WORK TO BE COMPLETED: Reproduce exactly the lines starting at the line that contains "Generate a LaTeX" and ending at the line that contains "(0,0) rectangle (739,292);". Omit pictures.

─── THE RECORDS

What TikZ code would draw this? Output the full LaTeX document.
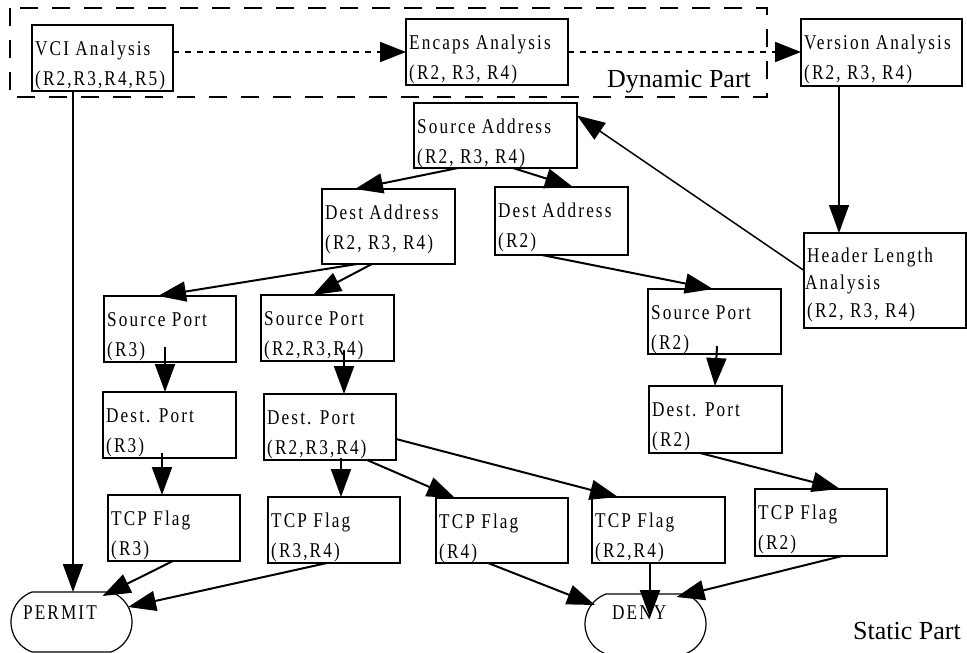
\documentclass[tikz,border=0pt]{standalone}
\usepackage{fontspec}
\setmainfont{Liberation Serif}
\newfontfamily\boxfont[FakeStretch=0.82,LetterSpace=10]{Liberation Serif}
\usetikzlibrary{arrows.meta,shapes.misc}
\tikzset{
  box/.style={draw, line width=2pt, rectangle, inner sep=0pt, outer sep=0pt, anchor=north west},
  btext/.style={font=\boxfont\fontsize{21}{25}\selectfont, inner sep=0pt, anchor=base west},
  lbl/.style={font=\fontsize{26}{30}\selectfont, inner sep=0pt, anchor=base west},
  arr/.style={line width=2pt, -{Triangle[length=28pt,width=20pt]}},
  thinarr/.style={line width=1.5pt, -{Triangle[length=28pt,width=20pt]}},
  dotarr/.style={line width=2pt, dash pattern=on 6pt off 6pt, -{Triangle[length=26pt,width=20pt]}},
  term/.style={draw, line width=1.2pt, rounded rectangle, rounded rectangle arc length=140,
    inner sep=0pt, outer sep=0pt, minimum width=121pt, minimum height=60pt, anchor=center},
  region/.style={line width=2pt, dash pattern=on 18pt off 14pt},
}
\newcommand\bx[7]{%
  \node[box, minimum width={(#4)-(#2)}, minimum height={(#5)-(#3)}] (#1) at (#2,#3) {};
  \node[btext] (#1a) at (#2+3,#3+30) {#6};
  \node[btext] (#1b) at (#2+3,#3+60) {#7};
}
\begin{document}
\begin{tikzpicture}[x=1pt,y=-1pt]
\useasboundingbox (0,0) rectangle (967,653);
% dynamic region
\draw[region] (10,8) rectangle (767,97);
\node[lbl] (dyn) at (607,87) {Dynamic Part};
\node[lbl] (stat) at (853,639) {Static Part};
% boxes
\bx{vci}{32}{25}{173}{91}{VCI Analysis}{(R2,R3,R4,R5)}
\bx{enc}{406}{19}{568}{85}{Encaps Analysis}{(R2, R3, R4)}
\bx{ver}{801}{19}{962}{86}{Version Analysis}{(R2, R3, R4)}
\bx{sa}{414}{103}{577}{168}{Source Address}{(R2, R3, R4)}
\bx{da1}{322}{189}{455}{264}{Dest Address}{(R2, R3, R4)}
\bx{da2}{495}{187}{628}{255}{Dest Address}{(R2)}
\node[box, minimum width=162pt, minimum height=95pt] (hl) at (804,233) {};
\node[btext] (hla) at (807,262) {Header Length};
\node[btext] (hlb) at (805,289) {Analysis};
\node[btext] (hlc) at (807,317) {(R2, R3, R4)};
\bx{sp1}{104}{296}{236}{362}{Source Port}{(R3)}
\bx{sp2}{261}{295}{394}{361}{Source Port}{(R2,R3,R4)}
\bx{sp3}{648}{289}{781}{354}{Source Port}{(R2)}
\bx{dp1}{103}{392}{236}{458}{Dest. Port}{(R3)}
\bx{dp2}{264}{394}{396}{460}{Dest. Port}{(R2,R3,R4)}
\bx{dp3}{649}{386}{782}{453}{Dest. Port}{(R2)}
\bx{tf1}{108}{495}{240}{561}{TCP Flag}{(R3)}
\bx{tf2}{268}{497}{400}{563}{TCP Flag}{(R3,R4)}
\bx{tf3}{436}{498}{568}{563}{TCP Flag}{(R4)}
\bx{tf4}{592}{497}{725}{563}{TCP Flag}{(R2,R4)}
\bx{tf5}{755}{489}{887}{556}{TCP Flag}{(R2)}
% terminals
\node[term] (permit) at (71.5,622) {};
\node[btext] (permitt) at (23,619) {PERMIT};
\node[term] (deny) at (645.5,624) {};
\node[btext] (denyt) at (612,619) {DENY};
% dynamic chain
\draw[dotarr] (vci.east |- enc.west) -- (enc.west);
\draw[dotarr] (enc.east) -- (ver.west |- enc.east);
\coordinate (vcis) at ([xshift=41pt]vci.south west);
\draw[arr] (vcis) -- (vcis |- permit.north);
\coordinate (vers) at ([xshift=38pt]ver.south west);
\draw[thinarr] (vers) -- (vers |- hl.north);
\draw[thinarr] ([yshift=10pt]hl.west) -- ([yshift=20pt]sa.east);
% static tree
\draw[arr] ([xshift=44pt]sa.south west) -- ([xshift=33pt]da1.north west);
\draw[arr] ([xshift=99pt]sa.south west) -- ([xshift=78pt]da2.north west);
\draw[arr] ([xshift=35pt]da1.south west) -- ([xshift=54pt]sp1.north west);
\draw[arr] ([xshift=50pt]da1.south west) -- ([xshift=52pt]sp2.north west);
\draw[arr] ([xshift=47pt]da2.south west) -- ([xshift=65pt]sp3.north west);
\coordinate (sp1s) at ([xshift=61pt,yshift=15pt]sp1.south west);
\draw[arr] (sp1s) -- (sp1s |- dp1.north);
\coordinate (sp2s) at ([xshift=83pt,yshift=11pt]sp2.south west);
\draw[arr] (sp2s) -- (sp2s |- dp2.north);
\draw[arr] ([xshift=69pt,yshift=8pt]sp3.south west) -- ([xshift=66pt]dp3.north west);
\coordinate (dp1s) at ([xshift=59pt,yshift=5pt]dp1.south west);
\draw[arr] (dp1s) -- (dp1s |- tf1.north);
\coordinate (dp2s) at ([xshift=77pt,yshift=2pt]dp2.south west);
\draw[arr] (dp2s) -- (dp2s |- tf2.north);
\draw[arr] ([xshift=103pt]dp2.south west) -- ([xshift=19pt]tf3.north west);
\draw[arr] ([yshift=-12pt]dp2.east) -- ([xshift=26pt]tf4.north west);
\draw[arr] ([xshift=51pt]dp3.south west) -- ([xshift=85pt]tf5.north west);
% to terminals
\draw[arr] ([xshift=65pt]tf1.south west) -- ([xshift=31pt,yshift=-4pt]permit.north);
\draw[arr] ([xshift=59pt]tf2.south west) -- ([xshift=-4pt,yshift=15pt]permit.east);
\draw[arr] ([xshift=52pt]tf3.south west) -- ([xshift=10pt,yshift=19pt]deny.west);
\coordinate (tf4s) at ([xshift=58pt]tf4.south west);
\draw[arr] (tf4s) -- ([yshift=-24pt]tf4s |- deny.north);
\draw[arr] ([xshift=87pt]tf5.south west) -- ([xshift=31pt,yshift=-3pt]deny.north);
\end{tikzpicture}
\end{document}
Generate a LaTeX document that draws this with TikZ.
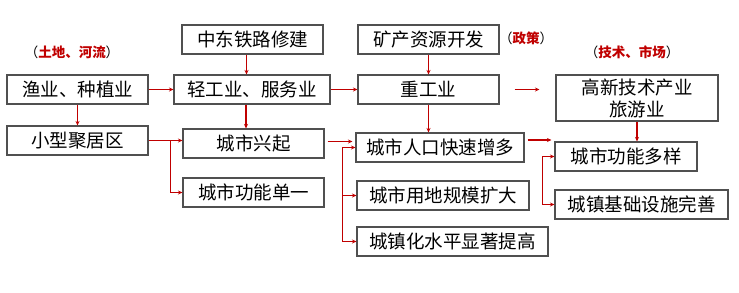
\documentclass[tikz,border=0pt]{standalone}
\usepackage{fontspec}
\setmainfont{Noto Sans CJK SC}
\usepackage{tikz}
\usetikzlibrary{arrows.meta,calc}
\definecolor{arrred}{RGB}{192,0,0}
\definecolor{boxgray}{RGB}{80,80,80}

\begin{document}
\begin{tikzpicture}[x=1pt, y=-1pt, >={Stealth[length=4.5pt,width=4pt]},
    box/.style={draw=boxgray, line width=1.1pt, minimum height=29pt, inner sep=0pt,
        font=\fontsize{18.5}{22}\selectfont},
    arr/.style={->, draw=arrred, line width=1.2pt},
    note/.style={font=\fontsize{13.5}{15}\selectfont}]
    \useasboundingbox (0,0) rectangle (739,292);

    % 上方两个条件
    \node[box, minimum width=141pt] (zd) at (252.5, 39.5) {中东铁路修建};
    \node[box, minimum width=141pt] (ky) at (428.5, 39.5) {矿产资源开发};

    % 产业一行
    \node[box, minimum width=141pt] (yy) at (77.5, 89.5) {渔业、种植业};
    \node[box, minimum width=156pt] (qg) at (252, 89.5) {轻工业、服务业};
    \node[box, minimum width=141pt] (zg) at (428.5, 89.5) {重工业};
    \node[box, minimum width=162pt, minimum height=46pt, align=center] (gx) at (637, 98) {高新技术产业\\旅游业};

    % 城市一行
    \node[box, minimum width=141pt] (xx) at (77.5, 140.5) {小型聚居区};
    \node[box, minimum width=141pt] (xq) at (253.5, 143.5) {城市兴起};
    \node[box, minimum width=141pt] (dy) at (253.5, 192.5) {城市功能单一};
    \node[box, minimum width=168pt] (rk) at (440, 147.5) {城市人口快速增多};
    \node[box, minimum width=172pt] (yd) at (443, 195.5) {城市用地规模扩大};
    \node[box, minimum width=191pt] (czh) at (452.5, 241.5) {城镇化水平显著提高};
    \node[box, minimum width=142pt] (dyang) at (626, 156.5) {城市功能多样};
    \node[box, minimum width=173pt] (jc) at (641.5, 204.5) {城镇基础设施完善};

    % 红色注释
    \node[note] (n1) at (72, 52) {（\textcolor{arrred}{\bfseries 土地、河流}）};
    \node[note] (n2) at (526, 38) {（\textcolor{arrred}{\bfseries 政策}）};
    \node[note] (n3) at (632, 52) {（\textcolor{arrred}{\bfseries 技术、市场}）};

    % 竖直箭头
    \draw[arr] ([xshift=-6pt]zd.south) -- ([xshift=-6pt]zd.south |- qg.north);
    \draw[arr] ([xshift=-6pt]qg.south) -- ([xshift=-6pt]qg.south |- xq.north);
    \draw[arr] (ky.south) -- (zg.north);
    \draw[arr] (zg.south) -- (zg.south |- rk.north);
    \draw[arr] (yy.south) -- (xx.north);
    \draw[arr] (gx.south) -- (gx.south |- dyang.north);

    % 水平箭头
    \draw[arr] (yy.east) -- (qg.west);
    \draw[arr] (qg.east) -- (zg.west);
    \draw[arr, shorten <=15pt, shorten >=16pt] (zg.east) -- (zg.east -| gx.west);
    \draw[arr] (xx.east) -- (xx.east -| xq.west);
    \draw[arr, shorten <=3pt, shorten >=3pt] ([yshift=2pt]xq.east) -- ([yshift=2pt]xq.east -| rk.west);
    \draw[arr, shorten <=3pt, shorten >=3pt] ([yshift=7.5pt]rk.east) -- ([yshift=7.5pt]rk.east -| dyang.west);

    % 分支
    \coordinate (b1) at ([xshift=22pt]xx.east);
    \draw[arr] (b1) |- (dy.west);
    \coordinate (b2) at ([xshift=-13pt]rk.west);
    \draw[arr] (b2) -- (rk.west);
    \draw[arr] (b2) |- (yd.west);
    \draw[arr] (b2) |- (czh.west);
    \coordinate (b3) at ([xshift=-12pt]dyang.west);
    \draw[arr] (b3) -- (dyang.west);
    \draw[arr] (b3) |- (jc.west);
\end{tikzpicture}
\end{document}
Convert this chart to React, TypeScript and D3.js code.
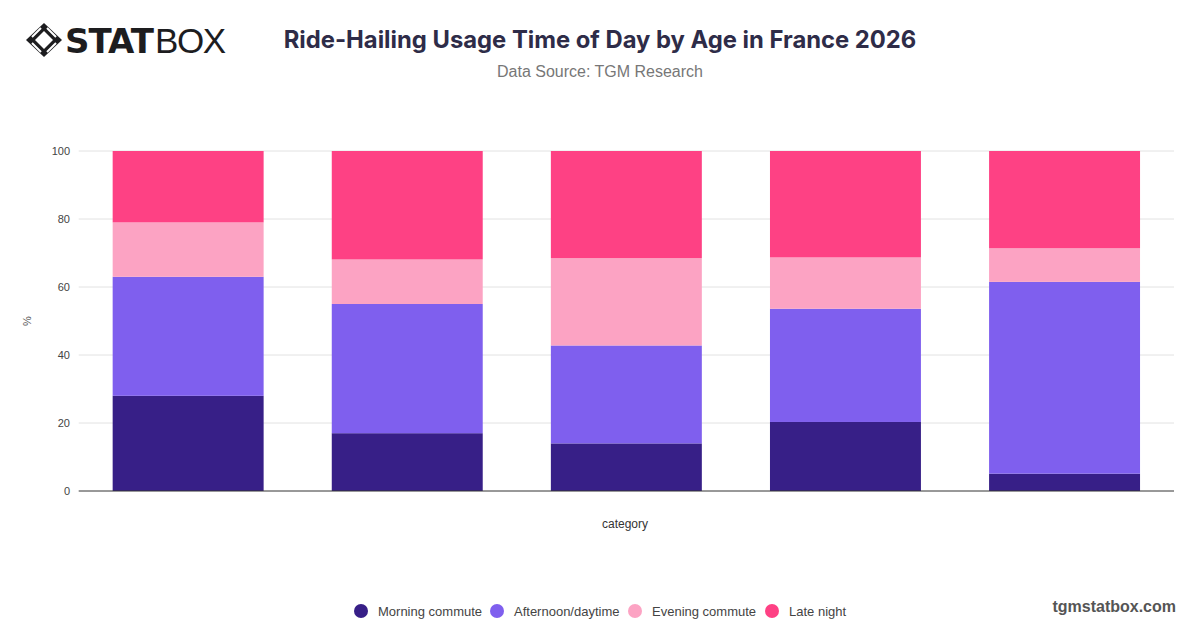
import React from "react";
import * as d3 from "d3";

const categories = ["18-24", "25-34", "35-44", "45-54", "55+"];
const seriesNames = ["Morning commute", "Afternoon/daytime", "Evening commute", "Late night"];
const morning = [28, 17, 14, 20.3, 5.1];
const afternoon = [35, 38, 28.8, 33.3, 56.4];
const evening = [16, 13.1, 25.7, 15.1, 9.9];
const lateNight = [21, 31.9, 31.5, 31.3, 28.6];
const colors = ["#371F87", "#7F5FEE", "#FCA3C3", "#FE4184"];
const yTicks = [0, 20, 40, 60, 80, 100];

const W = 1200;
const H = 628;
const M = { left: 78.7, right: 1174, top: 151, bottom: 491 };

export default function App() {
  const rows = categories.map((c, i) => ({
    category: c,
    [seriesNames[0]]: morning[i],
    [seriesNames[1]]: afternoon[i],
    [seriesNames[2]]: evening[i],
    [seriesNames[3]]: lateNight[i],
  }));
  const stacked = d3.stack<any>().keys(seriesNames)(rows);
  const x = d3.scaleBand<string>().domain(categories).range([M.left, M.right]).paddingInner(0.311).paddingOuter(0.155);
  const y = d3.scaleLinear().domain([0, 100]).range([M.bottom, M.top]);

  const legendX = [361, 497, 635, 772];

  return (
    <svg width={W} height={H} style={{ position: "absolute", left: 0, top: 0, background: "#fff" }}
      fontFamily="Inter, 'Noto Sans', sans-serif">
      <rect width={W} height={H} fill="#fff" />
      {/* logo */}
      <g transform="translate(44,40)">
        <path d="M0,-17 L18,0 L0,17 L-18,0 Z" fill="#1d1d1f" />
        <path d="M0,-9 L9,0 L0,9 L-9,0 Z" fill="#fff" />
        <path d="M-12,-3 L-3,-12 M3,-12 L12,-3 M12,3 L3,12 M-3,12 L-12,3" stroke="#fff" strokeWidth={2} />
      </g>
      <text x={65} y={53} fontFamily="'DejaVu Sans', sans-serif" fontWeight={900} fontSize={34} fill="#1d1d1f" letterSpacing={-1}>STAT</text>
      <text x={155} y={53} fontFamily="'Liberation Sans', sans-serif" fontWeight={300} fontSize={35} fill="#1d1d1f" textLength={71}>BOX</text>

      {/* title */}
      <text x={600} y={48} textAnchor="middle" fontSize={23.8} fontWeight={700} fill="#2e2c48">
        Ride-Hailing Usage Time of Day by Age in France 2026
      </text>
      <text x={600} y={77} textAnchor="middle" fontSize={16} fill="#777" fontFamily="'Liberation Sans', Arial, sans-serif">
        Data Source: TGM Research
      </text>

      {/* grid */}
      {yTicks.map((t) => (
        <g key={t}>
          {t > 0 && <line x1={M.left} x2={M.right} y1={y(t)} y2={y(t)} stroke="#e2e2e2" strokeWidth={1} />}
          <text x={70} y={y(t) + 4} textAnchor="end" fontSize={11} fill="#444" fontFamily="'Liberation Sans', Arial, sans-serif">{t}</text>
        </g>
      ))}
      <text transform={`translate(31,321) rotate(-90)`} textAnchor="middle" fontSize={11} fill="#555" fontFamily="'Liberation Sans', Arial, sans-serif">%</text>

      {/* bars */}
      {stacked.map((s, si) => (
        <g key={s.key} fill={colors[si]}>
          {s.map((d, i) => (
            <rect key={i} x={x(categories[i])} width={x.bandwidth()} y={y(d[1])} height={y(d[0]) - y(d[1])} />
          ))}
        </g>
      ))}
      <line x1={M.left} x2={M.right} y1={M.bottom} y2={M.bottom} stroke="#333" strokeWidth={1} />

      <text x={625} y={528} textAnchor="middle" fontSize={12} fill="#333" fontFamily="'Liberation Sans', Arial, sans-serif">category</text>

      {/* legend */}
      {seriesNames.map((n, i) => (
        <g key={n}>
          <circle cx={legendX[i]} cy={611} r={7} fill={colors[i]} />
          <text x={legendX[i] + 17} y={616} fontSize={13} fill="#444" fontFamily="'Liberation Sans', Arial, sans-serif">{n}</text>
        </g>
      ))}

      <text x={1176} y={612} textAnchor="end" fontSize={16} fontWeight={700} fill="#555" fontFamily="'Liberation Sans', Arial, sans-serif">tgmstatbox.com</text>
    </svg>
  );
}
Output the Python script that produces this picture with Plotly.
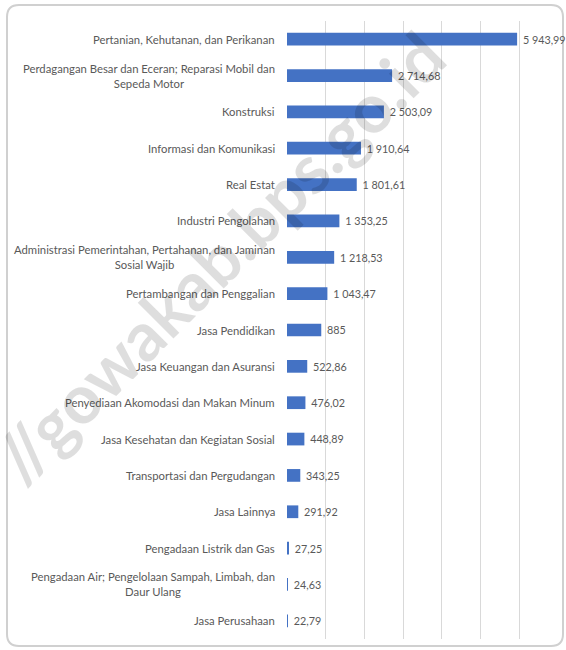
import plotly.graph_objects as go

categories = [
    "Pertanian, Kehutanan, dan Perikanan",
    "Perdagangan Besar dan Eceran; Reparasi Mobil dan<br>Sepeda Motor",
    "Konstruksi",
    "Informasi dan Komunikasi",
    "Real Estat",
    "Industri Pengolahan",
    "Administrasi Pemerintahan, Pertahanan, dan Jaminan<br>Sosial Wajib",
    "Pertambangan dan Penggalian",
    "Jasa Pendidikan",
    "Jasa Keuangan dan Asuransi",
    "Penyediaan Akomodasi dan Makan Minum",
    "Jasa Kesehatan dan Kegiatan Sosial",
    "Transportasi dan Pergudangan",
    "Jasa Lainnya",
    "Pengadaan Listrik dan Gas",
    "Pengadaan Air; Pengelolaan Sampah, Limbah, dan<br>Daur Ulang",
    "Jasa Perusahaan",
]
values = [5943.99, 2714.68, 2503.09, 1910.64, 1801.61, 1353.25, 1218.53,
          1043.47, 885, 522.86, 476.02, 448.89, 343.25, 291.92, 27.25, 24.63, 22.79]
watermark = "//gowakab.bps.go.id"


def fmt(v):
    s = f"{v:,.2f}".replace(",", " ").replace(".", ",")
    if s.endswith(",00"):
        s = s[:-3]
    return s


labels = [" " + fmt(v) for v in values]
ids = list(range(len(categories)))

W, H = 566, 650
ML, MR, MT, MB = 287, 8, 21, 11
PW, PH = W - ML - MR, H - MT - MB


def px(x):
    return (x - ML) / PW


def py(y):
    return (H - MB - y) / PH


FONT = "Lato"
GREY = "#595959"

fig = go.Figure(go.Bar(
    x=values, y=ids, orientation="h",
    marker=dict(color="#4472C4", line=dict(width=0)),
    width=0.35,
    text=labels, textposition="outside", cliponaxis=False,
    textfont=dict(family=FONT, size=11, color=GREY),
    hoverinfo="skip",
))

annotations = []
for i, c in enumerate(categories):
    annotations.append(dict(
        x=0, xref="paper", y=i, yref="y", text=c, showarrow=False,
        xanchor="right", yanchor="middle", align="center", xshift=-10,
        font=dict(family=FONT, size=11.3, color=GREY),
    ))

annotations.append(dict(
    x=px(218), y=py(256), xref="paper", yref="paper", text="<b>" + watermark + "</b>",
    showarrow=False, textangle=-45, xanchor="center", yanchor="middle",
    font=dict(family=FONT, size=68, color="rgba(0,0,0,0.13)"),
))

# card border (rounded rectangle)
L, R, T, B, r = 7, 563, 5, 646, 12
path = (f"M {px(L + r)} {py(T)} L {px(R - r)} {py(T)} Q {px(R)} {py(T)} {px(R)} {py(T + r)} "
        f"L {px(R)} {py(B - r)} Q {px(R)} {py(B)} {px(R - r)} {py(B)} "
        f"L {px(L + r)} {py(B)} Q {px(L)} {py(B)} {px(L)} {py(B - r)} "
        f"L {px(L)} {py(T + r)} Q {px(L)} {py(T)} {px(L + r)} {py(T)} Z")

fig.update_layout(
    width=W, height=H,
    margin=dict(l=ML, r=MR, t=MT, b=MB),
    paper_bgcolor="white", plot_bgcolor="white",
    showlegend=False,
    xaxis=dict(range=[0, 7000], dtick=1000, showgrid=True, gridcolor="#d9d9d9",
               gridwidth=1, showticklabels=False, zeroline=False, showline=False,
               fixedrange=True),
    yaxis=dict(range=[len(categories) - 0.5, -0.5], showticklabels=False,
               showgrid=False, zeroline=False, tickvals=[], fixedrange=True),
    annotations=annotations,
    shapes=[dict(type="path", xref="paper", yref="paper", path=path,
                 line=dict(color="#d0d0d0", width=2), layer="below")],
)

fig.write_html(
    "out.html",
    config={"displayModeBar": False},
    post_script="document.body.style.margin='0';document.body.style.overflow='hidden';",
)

──────

COMPLETE ANSWER:
Generate a LaTeX document that draws this with TikZ.
\documentclass[tikz,border=0pt]{standalone}
\usepackage{fontspec}
\setmainfont{Noto Sans CJK SC}
\usepackage{tikz}
\usetikzlibrary{arrows.meta,calc}
\definecolor{arrred}{RGB}{192,0,0}
\definecolor{boxgray}{RGB}{80,80,80}

\begin{document}
\begin{tikzpicture}[x=1pt, y=-1pt, >={Stealth[length=4.5pt,width=4pt]},
    box/.style={draw=boxgray, line width=1.1pt, minimum height=29pt, inner sep=0pt,
        font=\fontsize{18.5}{22}\selectfont},
    arr/.style={->, draw=arrred, line width=1.2pt},
    note/.style={font=\fontsize{13.5}{15}\selectfont}]
    \useasboundingbox (0,0) rectangle (739,292);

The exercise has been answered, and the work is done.